■ TASK TO CARRY OUT: Output exactly the lines that run from the line containing "Write the matplotlib code for this chart." through the line containing "66.2, 66.3, 80.2]", with both ends included.
--- BEGIN DATA PROVIDED ---
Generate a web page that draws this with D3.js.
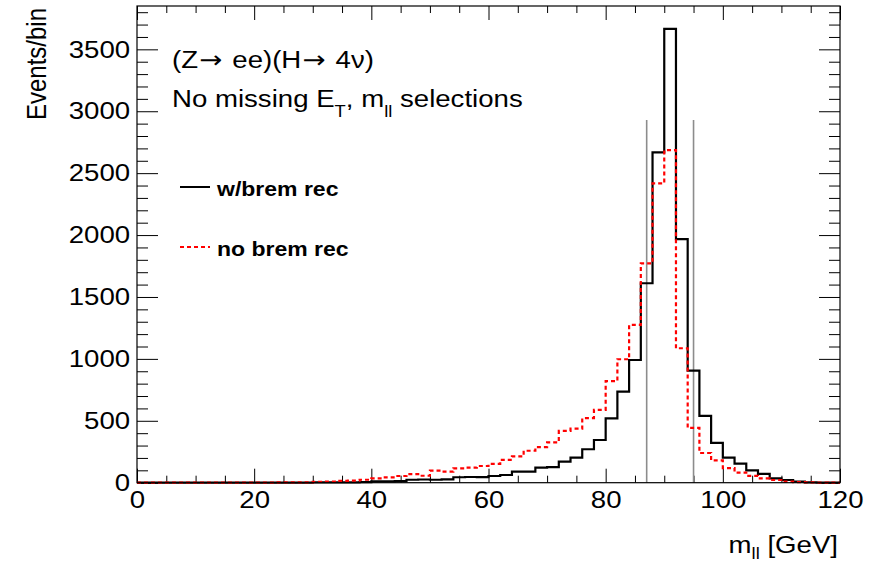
--- END DATA PROVIDED ---
--- BEGIN DATA PROVIDED ---
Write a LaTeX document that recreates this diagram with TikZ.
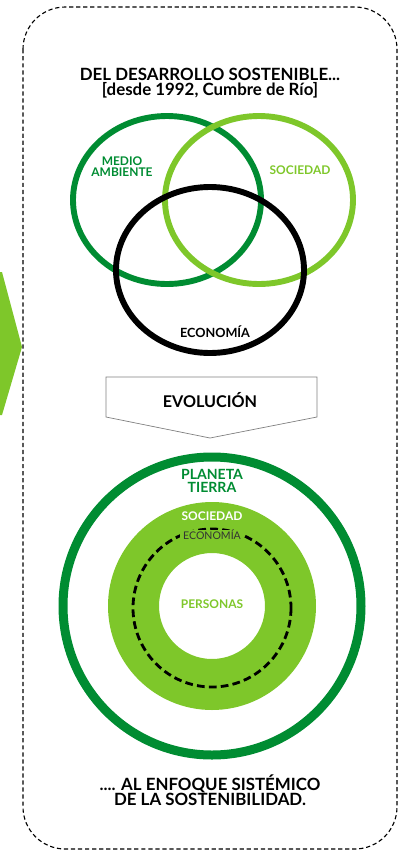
--- END DATA PROVIDED ---
--- BEGIN DATA PROVIDED ---
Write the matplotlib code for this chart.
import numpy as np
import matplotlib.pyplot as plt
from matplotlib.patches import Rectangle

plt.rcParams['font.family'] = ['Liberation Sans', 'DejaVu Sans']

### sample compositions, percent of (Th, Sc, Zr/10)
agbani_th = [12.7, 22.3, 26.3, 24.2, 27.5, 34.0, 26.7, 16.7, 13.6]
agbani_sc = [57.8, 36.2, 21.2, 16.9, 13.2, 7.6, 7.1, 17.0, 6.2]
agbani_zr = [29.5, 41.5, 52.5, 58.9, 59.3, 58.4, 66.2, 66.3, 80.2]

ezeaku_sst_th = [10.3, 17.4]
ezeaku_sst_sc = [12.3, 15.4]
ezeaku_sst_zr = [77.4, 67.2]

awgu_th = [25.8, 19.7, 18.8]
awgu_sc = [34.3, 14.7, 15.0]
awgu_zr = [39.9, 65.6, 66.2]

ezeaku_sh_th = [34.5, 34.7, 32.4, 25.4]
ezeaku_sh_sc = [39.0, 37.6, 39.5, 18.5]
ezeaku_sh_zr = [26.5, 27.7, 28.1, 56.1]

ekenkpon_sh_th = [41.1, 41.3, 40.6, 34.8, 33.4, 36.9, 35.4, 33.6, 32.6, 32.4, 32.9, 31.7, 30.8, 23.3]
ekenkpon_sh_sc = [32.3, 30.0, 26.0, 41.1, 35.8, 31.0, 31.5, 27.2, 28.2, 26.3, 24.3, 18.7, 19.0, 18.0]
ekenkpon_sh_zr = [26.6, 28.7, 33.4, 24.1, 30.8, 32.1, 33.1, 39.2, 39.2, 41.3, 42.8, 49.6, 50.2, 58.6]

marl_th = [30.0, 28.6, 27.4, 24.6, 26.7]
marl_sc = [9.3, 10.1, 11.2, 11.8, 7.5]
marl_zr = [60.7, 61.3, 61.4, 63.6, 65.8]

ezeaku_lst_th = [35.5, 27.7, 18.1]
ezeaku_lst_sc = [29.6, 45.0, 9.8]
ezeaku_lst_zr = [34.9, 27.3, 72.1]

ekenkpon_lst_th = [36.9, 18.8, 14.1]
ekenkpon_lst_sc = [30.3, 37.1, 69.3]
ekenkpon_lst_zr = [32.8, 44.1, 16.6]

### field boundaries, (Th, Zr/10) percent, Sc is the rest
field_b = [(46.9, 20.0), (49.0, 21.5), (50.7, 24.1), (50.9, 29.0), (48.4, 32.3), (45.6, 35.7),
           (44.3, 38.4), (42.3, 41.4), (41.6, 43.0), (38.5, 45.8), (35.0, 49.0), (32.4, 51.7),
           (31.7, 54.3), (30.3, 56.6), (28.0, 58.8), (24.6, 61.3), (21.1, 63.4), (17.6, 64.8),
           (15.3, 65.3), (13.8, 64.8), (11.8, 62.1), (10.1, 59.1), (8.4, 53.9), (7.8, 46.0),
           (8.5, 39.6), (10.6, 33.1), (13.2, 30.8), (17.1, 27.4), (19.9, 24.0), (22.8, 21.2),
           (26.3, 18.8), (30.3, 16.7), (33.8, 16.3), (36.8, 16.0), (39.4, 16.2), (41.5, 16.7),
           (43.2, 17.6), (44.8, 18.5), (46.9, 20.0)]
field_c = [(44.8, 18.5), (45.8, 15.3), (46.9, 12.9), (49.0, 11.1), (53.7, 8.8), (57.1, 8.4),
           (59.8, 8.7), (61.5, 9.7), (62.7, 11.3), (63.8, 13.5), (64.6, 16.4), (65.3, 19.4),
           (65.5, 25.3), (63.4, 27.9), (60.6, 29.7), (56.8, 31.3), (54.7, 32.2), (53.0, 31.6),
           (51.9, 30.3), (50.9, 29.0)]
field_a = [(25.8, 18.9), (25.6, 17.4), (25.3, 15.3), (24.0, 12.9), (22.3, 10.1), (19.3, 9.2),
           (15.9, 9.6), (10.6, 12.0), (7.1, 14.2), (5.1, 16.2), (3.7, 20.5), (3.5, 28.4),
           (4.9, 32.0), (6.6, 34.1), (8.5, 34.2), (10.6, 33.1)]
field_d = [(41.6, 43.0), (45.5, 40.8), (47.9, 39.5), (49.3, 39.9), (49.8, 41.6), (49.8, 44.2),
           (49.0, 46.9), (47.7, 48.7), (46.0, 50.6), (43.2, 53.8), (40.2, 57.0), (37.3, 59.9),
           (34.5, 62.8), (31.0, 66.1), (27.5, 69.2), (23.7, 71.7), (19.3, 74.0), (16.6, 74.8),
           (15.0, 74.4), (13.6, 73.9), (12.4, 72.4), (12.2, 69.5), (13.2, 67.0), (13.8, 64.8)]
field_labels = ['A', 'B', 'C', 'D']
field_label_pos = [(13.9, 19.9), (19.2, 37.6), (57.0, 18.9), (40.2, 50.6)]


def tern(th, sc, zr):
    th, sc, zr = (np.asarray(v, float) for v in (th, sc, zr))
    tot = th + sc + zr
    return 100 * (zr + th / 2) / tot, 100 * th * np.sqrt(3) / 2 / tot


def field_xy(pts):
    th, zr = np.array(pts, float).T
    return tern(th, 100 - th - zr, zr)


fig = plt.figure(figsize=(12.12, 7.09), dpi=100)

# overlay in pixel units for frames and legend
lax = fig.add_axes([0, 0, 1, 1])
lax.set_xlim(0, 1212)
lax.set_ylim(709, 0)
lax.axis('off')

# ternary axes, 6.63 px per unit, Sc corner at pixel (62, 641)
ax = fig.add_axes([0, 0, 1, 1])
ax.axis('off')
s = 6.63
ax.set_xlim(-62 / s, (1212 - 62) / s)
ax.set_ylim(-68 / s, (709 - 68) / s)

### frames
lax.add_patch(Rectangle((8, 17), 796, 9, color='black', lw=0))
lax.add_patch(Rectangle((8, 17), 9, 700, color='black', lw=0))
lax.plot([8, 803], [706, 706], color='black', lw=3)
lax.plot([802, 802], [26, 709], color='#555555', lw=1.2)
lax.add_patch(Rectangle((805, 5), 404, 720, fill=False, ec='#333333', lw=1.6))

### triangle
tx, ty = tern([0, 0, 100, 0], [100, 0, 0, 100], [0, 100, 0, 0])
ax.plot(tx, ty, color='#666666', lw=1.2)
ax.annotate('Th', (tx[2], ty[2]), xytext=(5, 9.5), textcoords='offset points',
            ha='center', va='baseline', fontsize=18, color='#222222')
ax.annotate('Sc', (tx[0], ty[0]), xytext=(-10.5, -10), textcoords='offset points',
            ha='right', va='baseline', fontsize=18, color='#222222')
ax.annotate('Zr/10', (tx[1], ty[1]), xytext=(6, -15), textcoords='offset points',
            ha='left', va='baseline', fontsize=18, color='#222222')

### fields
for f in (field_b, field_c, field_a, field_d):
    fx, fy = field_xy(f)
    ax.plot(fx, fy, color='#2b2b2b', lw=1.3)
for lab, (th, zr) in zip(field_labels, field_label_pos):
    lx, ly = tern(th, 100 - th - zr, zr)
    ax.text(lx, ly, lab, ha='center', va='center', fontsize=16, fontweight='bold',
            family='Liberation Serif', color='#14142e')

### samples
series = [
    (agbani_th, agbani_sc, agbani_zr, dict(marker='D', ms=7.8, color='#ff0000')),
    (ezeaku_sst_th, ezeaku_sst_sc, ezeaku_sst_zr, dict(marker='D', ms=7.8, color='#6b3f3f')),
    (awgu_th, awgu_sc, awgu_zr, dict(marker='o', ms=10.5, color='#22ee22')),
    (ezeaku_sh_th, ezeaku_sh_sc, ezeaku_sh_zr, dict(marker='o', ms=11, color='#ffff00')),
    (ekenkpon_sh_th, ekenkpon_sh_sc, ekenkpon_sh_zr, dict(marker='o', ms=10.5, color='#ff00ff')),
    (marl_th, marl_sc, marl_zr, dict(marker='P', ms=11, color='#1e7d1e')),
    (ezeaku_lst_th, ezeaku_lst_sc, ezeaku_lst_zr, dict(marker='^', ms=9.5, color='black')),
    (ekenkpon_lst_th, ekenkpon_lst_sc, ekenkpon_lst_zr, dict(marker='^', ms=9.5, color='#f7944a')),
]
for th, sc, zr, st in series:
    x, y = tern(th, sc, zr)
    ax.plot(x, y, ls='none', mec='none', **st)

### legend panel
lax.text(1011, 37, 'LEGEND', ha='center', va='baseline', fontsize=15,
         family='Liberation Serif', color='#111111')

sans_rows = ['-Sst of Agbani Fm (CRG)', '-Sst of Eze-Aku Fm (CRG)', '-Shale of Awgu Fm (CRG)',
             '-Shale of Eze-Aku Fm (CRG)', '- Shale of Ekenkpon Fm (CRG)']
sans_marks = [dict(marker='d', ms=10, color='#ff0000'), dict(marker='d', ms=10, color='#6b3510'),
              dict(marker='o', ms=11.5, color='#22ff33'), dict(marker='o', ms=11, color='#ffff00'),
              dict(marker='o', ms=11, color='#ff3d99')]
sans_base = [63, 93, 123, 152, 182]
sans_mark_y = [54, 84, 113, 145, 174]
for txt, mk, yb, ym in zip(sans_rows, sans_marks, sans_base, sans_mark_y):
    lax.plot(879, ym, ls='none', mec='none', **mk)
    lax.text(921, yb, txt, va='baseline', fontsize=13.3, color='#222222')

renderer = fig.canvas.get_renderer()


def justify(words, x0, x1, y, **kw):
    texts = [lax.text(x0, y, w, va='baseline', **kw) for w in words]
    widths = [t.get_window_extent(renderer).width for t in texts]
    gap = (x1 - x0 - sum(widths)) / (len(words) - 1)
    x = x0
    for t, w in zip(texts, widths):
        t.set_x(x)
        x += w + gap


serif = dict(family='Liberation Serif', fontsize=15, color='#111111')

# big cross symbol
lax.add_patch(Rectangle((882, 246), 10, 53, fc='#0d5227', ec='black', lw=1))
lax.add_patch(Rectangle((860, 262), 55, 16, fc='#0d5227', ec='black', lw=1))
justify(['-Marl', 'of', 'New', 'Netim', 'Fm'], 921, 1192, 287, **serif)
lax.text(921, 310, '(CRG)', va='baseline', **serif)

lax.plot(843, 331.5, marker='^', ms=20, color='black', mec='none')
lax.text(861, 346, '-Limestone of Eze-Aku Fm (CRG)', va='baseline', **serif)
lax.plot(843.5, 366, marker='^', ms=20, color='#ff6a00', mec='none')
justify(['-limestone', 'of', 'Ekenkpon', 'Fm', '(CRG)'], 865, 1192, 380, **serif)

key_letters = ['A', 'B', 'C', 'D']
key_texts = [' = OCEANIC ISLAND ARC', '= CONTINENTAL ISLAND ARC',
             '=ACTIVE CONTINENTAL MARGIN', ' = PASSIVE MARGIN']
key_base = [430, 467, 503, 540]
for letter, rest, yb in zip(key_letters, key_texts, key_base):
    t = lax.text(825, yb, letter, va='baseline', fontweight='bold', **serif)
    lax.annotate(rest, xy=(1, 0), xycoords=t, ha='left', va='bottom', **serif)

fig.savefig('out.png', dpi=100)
--- END DATA PROVIDED ---
■ RESPONSE TO THIS TASK:
Write the matplotlib code for this chart.
import numpy as np
import matplotlib.pyplot as plt
from matplotlib.patches import Rectangle

plt.rcParams['font.family'] = ['Liberation Sans', 'DejaVu Sans']

### sample compositions, percent of (Th, Sc, Zr/10)
agbani_th = [12.7, 22.3, 26.3, 24.2, 27.5, 34.0, 26.7, 16.7, 13.6]
agbani_sc = [57.8, 36.2, 21.2, 16.9, 13.2, 7.6, 7.1, 17.0, 6.2]
agbani_zr = [29.5, 41.5, 52.5, 58.9, 59.3, 58.4, 66.2, 66.3, 80.2]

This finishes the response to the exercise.